Awareness Is Not Personal

We habitually speak of 'my awareness' — awareness as something we possess, something personal and private. This assumption is among the deepest to be examined. Awareness is not yours. You appear within it.

The Assumption We Do Not Examine

In ordinary experience, awareness seems deeply personal. It seems located inside this head, looking out through these eyes, experiencing this private inner life. We speak of “my awareness” as naturally as we speak of “my hands.” The assumption that awareness is a personal possession is so fundamental that it is rarely examined.

But examine it we must, if the inquiry is to go anywhere genuine. Because the entire structure of spiritual seeking — the me that lacks something, the truth that is somewhere else, the teacher who holds what I need — is built on this assumption. And when the assumption is honestly investigated, it does not hold.

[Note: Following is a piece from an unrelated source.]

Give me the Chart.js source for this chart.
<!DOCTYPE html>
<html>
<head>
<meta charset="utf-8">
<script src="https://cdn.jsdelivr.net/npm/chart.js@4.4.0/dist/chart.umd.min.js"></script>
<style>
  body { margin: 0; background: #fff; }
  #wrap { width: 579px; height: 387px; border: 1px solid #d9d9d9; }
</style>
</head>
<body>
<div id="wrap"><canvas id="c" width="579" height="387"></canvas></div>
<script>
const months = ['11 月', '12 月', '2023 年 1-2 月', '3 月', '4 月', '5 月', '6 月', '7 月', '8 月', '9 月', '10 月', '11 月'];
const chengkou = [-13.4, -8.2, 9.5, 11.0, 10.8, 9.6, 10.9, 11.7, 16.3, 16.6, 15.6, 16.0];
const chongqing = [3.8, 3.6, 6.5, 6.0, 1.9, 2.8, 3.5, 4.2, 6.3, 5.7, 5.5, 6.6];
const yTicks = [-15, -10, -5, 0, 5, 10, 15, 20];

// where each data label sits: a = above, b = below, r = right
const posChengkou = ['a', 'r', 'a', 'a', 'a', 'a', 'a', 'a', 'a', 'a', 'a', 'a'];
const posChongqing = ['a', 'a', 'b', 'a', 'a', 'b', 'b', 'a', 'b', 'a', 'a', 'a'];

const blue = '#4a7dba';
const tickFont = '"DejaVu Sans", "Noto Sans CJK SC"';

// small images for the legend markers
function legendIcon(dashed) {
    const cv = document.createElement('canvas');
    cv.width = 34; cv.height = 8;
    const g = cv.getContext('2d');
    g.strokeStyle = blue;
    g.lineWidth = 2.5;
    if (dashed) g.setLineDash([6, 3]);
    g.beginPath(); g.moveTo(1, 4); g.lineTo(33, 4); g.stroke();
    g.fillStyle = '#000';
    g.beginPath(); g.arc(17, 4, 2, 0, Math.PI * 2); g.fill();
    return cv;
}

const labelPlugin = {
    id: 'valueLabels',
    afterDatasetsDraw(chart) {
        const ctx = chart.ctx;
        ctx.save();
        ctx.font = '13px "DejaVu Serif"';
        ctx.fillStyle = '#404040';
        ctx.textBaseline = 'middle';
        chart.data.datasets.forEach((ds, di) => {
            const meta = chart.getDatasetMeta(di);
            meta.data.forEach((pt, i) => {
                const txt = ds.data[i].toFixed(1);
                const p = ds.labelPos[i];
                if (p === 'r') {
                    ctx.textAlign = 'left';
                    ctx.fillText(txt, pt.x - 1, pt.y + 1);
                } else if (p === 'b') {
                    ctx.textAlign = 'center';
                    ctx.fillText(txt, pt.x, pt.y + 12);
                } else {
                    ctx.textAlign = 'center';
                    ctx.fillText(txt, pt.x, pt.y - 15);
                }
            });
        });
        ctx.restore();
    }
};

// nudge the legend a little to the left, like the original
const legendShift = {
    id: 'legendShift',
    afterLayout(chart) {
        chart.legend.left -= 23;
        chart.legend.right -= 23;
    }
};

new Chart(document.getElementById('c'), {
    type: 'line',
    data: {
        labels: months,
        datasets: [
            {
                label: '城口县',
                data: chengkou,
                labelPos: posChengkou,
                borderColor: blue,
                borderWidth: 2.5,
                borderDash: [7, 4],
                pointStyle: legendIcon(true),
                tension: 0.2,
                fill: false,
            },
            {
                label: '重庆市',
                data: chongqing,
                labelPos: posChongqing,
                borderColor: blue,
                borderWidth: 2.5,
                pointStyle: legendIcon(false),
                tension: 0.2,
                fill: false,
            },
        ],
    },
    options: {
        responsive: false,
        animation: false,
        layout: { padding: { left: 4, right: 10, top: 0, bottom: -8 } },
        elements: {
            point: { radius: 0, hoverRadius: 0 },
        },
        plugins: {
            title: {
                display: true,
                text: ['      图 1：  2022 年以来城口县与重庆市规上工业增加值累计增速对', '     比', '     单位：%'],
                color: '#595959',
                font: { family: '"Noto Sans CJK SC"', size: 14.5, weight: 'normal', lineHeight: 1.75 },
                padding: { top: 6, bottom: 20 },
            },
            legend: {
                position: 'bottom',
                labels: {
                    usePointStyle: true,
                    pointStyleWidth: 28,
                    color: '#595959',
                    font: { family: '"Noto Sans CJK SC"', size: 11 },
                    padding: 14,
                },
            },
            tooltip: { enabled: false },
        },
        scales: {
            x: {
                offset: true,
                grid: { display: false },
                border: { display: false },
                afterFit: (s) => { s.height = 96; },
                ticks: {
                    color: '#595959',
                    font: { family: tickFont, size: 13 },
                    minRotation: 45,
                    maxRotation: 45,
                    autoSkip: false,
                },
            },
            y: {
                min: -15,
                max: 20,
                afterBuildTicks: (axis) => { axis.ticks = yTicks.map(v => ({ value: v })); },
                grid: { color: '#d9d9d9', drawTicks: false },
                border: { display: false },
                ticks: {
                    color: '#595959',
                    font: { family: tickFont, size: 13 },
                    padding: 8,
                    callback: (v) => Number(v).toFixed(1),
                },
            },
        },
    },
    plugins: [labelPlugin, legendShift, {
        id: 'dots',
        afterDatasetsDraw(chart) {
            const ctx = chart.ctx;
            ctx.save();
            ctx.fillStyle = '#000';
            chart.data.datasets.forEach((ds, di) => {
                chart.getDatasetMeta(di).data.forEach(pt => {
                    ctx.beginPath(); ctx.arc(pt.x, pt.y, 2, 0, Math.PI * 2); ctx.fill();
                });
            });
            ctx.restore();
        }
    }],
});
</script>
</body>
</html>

What Honest Investigation Finds

When awareness is investigated directly — not conceptually, but through actual observation — several things become apparent. First, awareness does not have a clear location. The sensation of looking outward from behind the eyes is real, but awareness itself cannot be found at a specific point. It seems to be the space in which experience occurs, rather than something located within experience.

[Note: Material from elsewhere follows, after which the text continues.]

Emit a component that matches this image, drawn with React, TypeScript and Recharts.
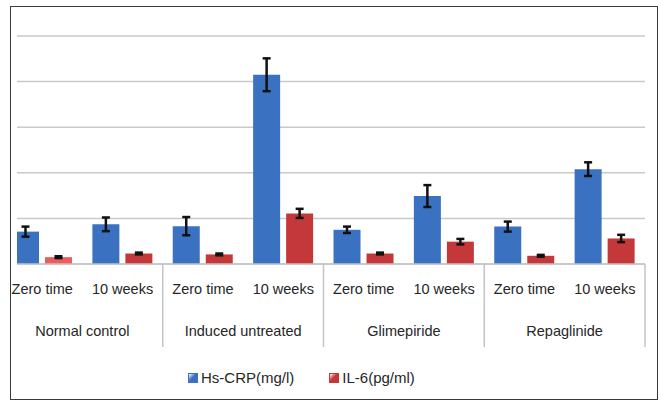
import React from 'react';
import { BarChart, Bar, XAxis, YAxis, CartesianGrid, ErrorBar, Cell } from 'recharts';

const groups = ['Normal control', 'Induced untreated', 'Glimepiride', 'Repaglinide'];
const times = ['Zero time', '10 weeks'];
const seriesNames = ['Hs-CRP(mg/l)', 'IL-6(pg/ml)'];
const crp = [0.71, 0.87, 0.83, 4.15, 0.75, 1.49, 0.82, 2.08];
const crpErr = [0.11, 0.15, 0.2, 0.36, 0.07, 0.24, 0.11, 0.15];
const il6 = [0.15, 0.23, 0.21, 1.11, 0.23, 0.49, 0.18, 0.56];
const il6Err = [0.02, 0.02, 0.02, 0.1, 0.02, 0.06, 0.02, 0.08];

const data = crp.map((v, i) => ({
  key: `${groups[Math.floor(i / 2)]}|${times[i % 2]}`,
  time: times[i % 2],
  group: groups[Math.floor(i / 2)],
  crp: v,
  crpErr: crpErr[i],
  il6: il6[i],
  il6Err: il6Err[i],
}));

const W = 660;
const H = 403;
const M = { top: 36, right: 15, bottom: 39, left: 2 };
const AXIS_H = 100;
const PLOT_W = W - M.left - M.right;
const CAT_W = PLOT_W / data.length;
const BASE_Y = H - M.bottom - AXIS_H;
const FONT = '"Liberation Sans", Arial, sans-serif';
const BLUE = '#3b71c1';
const RED = '#c5383a';
const LIGHT_RED = '#ee5d5b';
const TEXT = '#262626';
const seriesColors = [BLUE, RED];

const Tick = (props: any) => {
  const { x, index, payload } = props;
  const d = data[index];
  const sepStroke = '#c4c4c4';
  return (
    <g>
      <text x={x} y={BASE_Y + 25} textAnchor="middle" dominantBaseline="central" fontSize={14.5} fill={TEXT} fontFamily={FONT}>
        {payload.value}
      </text>
      {index % 2 === 0 && (
        <text x={x + CAT_W / 2} y={BASE_Y + 67} textAnchor="middle" dominantBaseline="central" fontSize={14.5} fill={TEXT} fontFamily={FONT}>
          {d.group}
        </text>
      )}
      {index % 2 === 0 && index > 0 && (
        <line x1={x - CAT_W / 2} x2={x - CAT_W / 2} y1={BASE_Y} y2={BASE_Y + 83} stroke={sepStroke} strokeWidth={1.5} />
      )}
      {index === data.length - 1 && (
        <line x1={x + CAT_W / 2} x2={x + CAT_W / 2} y1={BASE_Y} y2={BASE_Y + 83} stroke={sepStroke} strokeWidth={1.5} />
      )}
    </g>
  );
};

const LegendBox = () => (
  <div
    style={{
      position: 'absolute',
      left: 188,
      top: 369,
      display: 'flex',
      alignItems: 'center',
      fontFamily: FONT,
      fontSize: 15,
      color: TEXT,
      lineHeight: '18px',
    }}
  >
    {seriesNames.map((name, i) => (
      <div key={i} style={{ display: 'flex', alignItems: 'center', marginRight: i === 0 ? 35 : 0 }}>
        <span
          style={{
            display: 'inline-block',
            width: 10,
            height: 10,
            marginRight: 3,
            background: `linear-gradient(135deg, #ffffff66, ${seriesColors[i]} 45%, ${seriesColors[i]})`,
            border: `1px solid ${seriesColors[i]}`,
            boxSizing: 'border-box',
          }}
        />
        <span>{name}</span>
      </div>
    ))}
  </div>
);

export default function App() {
  return (
    <div style={{ position: 'absolute', left: 0, top: 0, width: W, height: H, background: '#fff' }}>
      <BarChart width={W} height={H} data={data} margin={M} barSize={27} barGap={6}>
        <CartesianGrid horizontal vertical={false} stroke="#c9c9c9" strokeWidth={1.5} />
        <YAxis hide domain={[0, 5]} ticks={[0, 1, 2, 3, 4, 5]} />
        <XAxis
          dataKey="time"
          height={AXIS_H}
          interval={0}
          tickLine={false}
          axisLine={{ stroke: '#c4c4c4', strokeWidth: 1.5 }}
          tick={<Tick />}
        />
        <Bar dataKey="crp" name={seriesNames[0]} fill={BLUE} isAnimationActive={false}>
          <ErrorBar dataKey="crpErr" width={4} stroke="#111" strokeWidth={2.5} direction="y" />
        </Bar>
        <Bar dataKey="il6" name={seriesNames[1]} fill={RED} isAnimationActive={false}>
          {data.map((_, i) => (
            <Cell key={i} fill={i === 0 ? LIGHT_RED : RED} />
          ))}
          <ErrorBar dataKey="il6Err" width={4} stroke="#111" strokeWidth={2.5} direction="y" />
        </Bar>
      </BarChart>
      <div style={{ position: 'absolute', left: 0, top: 20, width: 17, height: BASE_Y - 19, background: '#fff' }} />
      <LegendBox />
      <div
        style={{
          position: 'absolute',
          left: 10,
          top: 6,
          width: 648,
          height: 394,
          border: '1.5px solid #3a3a3a',
          boxSizing: 'border-box',
          pointerEvents: 'none',
        }}
      />
    </div>
  );
}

Second, awareness does not have clear edges. We assume our awareness ends where our body ends — but this is the body’s boundary, not awareness’s. The sounds heard, the sensations felt, the sights perceived — all arise within the same field of awareness that also includes the sense of being an inner experiencer. There is no clear line between “inner” and “outer” in the field of awareness itself.

The Recognition

What non-dual teachings point to is this: awareness does not belong to you. Rather, you — the sense of being a personal someone — appear within awareness. Awareness is the container. The personal self is the contained. When this is directly recognised, rather than merely understood intellectually, the relationship to all experience changes. There is still a person, still a life, still a history. But the identification of the deepest truth of oneself with that person relaxes — because the person, however real, is clearly seen to be arising within something vaster and more fundamental.

Practice

Look out at the room around you right now. Notice that the space of the room has no edge you can see from the inside. Now notice the awareness in which the room appears. Does it have an edge? Where, precisely, does your awareness end and the world begin? Sit with this question — not to arrive at a conclusion, but to loosen the assumption that awareness is located inside your head, looking out at a separate world.

Reflect

  • ·Does awareness have edges? Can you find where your awareness ends and someone else's begins?
  • ·What is the difference between awareness and the sense of being a particular person who is aware?
  • ·If awareness is not personal, what follows for the seeking self?